* [Challenge]: Write out the full listing exactly as given, minus the images.

* [Supplied material]:
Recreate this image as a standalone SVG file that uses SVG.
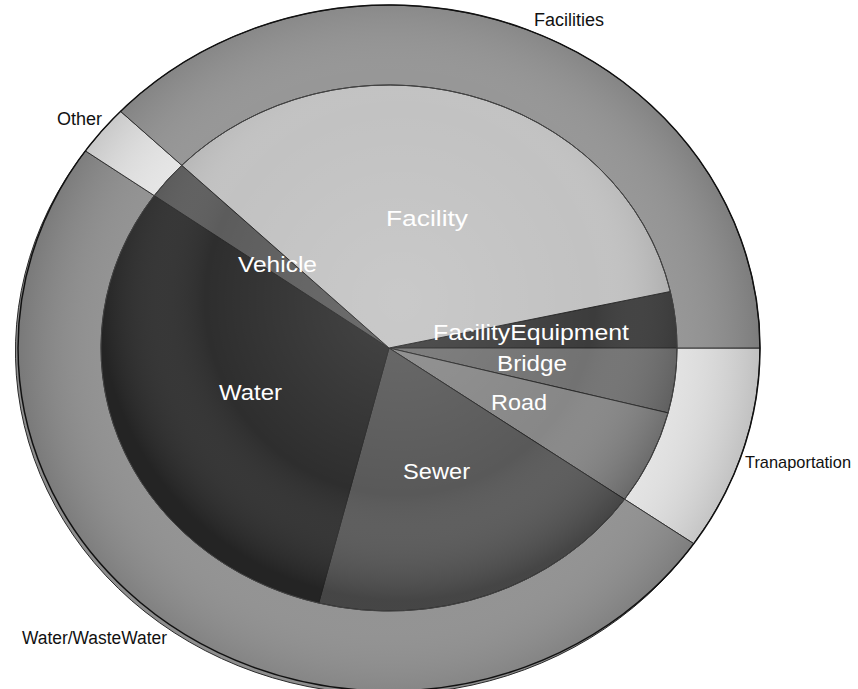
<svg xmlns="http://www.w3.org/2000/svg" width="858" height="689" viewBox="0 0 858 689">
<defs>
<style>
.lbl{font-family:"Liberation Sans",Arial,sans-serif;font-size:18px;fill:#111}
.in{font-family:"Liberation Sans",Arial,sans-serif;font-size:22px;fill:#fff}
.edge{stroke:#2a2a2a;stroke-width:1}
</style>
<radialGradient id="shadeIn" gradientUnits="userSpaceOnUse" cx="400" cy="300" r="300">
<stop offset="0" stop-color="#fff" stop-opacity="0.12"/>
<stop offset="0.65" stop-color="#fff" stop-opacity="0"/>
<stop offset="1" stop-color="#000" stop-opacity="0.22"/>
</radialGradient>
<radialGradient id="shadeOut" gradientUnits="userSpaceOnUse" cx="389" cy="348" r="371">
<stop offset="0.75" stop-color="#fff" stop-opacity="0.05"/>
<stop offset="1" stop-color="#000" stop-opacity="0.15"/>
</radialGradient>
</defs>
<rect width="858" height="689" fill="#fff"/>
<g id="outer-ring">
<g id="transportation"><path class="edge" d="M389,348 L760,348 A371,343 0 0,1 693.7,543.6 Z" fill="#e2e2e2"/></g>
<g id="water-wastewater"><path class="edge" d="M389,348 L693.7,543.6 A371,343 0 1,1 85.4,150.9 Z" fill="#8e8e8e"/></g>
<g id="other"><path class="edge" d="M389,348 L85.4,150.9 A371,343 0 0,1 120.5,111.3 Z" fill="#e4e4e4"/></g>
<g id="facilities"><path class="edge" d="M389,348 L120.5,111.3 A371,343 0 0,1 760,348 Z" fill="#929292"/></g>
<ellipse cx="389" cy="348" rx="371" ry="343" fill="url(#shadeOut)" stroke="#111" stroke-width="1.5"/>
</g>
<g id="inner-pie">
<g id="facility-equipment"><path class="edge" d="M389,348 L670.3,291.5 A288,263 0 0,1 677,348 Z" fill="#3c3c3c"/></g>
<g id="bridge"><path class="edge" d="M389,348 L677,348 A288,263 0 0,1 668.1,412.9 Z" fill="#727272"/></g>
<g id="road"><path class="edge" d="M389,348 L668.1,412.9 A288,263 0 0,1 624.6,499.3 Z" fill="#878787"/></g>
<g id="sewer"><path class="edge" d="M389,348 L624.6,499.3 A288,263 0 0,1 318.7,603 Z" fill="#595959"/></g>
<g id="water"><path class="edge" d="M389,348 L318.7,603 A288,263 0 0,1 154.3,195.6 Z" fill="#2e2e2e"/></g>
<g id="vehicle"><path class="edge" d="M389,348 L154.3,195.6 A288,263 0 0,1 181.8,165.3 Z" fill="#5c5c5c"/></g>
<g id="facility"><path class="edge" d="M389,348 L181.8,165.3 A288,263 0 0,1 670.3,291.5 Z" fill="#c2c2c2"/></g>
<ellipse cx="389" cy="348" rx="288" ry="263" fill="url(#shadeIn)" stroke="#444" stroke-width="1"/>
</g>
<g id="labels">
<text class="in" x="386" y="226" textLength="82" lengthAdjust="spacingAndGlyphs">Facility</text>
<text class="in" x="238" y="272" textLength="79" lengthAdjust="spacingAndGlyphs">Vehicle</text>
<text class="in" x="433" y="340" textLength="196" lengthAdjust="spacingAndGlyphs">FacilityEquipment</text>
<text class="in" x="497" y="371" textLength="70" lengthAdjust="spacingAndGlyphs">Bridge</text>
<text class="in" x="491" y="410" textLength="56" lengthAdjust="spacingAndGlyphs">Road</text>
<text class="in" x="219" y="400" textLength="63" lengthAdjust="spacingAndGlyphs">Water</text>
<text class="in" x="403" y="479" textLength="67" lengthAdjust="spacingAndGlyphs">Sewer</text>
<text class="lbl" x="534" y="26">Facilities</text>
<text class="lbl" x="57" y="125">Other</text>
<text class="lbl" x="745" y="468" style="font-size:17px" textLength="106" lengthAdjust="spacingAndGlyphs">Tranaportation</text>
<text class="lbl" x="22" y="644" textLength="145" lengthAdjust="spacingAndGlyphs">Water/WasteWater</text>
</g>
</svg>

* [Exercise solution]:
Recreate this image as a standalone SVG file that uses SVG.
<svg xmlns="http://www.w3.org/2000/svg" width="858" height="689" viewBox="0 0 858 689">
<defs>
<style>
.lbl{font-family:"Liberation Sans",Arial,sans-serif;font-size:18px;fill:#111}
.in{font-family:"Liberation Sans",Arial,sans-serif;font-size:22px;fill:#fff}
.edge{stroke:#2a2a2a;stroke-width:1}
</style>
<radialGradient id="shadeIn" gradientUnits="userSpaceOnUse" cx="400" cy="300" r="300">
<stop offset="0" stop-color="#fff" stop-opacity="0.12"/>
<stop offset="0.65" stop-color="#fff" stop-opacity="0"/>
<stop offset="1" stop-color="#000" stop-opacity="0.22"/>
</radialGradient>
<radialGradient id="shadeOut" gradientUnits="userSpaceOnUse" cx="389" cy="348" r="371">
<stop offset="0.75" stop-color="#fff" stop-opacity="0.05"/>
<stop offset="1" stop-color="#000" stop-opacity="0.15"/>
</radialGradient>
</defs>
<rect width="858" height="689" fill="#fff"/>
<g id="outer-ring">
<g id="transportation"><path class="edge" d="M389,348 L760,348 A371,343 0 0,1 693.7,543.6 Z" fill="#e2e2e2"/></g>
<g id="water-wastewater"><path class="edge" d="M389,348 L693.7,543.6 A371,343 0 1,1 85.4,150.9 Z" fill="#8e8e8e"/></g>
<g id="other"><path class="edge" d="M389,348 L85.4,150.9 A371,343 0 0,1 120.5,111.3 Z" fill="#e4e4e4"/></g>
<g id="facilities"><path class="edge" d="M389,348 L120.5,111.3 A371,343 0 0,1 760,348 Z" fill="#929292"/></g>
<ellipse cx="389" cy="348" rx="371" ry="343" fill="url(#shadeOut)" stroke="#111" stroke-width="1.5"/>
</g>
<g id="inner-pie">
<g id="facility-equipment"><path class="edge" d="M389,348 L670.3,291.5 A288,263 0 0,1 677,348 Z" fill="#3c3c3c"/></g>
<g id="bridge"><path class="edge" d="M389,348 L677,348 A288,263 0 0,1 668.1,412.9 Z" fill="#727272"/></g>
<g id="road"><path class="edge" d="M389,348 L668.1,412.9 A288,263 0 0,1 624.6,499.3 Z" fill="#878787"/></g>
<g id="sewer"><path class="edge" d="M389,348 L624.6,499.3 A288,263 0 0,1 318.7,603 Z" fill="#595959"/></g>
<g id="water"><path class="edge" d="M389,348 L318.7,603 A288,263 0 0,1 154.3,195.6 Z" fill="#2e2e2e"/></g>
<g id="vehicle"><path class="edge" d="M389,348 L154.3,195.6 A288,263 0 0,1 181.8,165.3 Z" fill="#5c5c5c"/></g>
<g id="facility"><path class="edge" d="M389,348 L181.8,165.3 A288,263 0 0,1 670.3,291.5 Z" fill="#c2c2c2"/></g>
<ellipse cx="389" cy="348" rx="288" ry="263" fill="url(#shadeIn)" stroke="#444" stroke-width="1"/>
</g>
<g id="labels">
<text class="in" x="386" y="226" textLength="82" lengthAdjust="spacingAndGlyphs">Facility</text>
<text class="in" x="238" y="272" textLength="79" lengthAdjust="spacingAndGlyphs">Vehicle</text>
<text class="in" x="433" y="340" textLength="196" lengthAdjust="spacingAndGlyphs">FacilityEquipment</text>
<text class="in" x="497" y="371" textLength="70" lengthAdjust="spacingAndGlyphs">Bridge</text>
<text class="in" x="491" y="410" textLength="56" lengthAdjust="spacingAndGlyphs">Road</text>
<text class="in" x="219" y="400" textLength="63" lengthAdjust="spacingAndGlyphs">Water</text>
<text class="in" x="403" y="479" textLength="67" lengthAdjust="spacingAndGlyphs">Sewer</text>
<text class="lbl" x="534" y="26">Facilities</text>
<text class="lbl" x="57" y="125">Other</text>
<text class="lbl" x="745" y="468" style="font-size:17px" textLength="106" lengthAdjust="spacingAndGlyphs">Tranaportation</text>
<text class="lbl" x="22" y="644" textLength="145" lengthAdjust="spacingAndGlyphs">Water/WasteWater</text>
</g>
</svg>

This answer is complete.